Task description:
Every line below is to be quoted exactly, with nothing added or dropped.

———

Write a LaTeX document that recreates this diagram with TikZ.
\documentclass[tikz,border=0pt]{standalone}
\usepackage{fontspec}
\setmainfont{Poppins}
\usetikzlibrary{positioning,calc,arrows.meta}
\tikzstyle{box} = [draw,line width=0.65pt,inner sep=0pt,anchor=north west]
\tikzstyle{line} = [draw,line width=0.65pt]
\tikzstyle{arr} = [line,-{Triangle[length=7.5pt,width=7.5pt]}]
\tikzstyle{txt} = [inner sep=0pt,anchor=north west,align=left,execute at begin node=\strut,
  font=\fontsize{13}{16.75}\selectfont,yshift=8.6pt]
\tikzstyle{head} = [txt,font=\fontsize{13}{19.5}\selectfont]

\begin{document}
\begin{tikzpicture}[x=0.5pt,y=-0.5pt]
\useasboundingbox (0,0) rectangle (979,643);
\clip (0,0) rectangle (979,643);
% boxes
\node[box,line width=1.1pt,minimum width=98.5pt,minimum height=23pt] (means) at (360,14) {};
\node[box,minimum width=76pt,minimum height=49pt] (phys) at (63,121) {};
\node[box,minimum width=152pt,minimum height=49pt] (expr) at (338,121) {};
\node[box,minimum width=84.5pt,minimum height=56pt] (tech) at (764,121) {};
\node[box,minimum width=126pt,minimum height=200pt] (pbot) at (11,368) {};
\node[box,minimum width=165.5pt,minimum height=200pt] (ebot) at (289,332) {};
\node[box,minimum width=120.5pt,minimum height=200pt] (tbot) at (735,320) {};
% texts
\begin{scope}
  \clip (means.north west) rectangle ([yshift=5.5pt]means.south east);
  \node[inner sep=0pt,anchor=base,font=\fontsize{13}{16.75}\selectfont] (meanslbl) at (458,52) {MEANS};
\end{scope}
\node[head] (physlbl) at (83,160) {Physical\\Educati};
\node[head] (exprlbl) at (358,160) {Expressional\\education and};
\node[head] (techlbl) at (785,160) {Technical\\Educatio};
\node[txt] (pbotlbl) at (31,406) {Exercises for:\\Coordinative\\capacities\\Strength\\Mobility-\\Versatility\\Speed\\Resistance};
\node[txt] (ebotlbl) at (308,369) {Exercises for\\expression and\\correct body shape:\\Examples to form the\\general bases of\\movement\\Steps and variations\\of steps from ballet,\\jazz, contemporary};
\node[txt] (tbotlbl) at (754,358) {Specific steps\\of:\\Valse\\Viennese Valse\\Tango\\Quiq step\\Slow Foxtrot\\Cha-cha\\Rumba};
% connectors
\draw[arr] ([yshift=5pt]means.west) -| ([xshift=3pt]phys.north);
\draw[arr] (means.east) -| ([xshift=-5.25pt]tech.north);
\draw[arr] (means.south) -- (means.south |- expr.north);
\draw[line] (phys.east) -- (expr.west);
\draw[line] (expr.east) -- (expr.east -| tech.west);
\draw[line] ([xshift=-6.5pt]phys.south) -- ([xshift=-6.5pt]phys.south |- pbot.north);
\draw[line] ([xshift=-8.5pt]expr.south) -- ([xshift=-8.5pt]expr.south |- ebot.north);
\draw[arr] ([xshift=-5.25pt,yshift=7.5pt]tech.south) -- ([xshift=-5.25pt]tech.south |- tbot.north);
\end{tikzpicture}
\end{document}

———

Answer below:
Write a LaTeX document that recreates this diagram with TikZ.
\documentclass[tikz,border=0pt]{standalone}
\usepackage{fontspec}
\setmainfont{Poppins}
\usetikzlibrary{positioning,calc,arrows.meta}
\tikzstyle{box} = [draw,line width=0.65pt,inner sep=0pt,anchor=north west]
\tikzstyle{line} = [draw,line width=0.65pt]
\tikzstyle{arr} = [line,-{Triangle[length=7.5pt,width=7.5pt]}]
\tikzstyle{txt} = [inner sep=0pt,anchor=north west,align=left,execute at begin node=\strut,
  font=\fontsize{13}{16.75}\selectfont,yshift=8.6pt]
\tikzstyle{head} = [txt,font=\fontsize{13}{19.5}\selectfont]

\begin{document}
\begin{tikzpicture}[x=0.5pt,y=-0.5pt]
\useasboundingbox (0,0) rectangle (979,643);
\clip (0,0) rectangle (979,643);
% boxes
\node[box,line width=1.1pt,minimum width=98.5pt,minimum height=23pt] (means) at (360,14) {};
\node[box,minimum width=76pt,minimum height=49pt] (phys) at (63,121) {};
\node[box,minimum width=152pt,minimum height=49pt] (expr) at (338,121) {};
\node[box,minimum width=84.5pt,minimum height=56pt] (tech) at (764,121) {};
\node[box,minimum width=126pt,minimum height=200pt] (pbot) at (11,368) {};
\node[box,minimum width=165.5pt,minimum height=200pt] (ebot) at (289,332) {};
\node[box,minimum width=120.5pt,minimum height=200pt] (tbot) at (735,320) {};
% texts
\begin{scope}
  \clip (means.north west) rectangle ([yshift=5.5pt]means.south east);
  \node[inner sep=0pt,anchor=base,font=\fontsize{13}{16.75}\selectfont] (meanslbl) at (458,52) {MEANS};
\end{scope}
\node[head] (physlbl) at (83,160) {Physical\\Educati};
\node[head] (exprlbl) at (358,160) {Expressional\\education and};
\node[head] (techlbl) at (785,160) {Technical\\Educatio};
\node[txt] (pbotlbl) at (31,406) {Exercises for:\\Coordinative\\capacities\\Strength\\Mobility-\\Versatility\\Speed\\Resistance};
\node[txt] (ebotlbl) at (308,369) {Exercises for\\expression and\\correct body shape:\\Examples to form the\\general bases of\\movement\\Steps and variations\\of steps from ballet,\\jazz, contemporary};
\node[txt] (tbotlbl) at (754,358) {Specific steps\\of:\\Valse\\Viennese Valse\\Tango\\Quiq step\\Slow Foxtrot\\Cha-cha\\Rumba};
% connectors
\draw[arr] ([yshift=5pt]means.west) -| ([xshift=3pt]phys.north);
\draw[arr] (means.east) -| ([xshift=-5.25pt]tech.north);
\draw[arr] (means.south) -- (means.south |- expr.north);
\draw[line] (phys.east) -- (expr.west);
\draw[line] (expr.east) -- (expr.east -| tech.west);
\draw[line] ([xshift=-6.5pt]phys.south) -- ([xshift=-6.5pt]phys.south |- pbot.north);
\draw[line] ([xshift=-8.5pt]expr.south) -- ([xshift=-8.5pt]expr.south |- ebot.north);
\draw[arr] ([xshift=-5.25pt,yshift=7.5pt]tech.south) -- ([xshift=-5.25pt]tech.south |- tbot.north);
\end{tikzpicture}
\end{document}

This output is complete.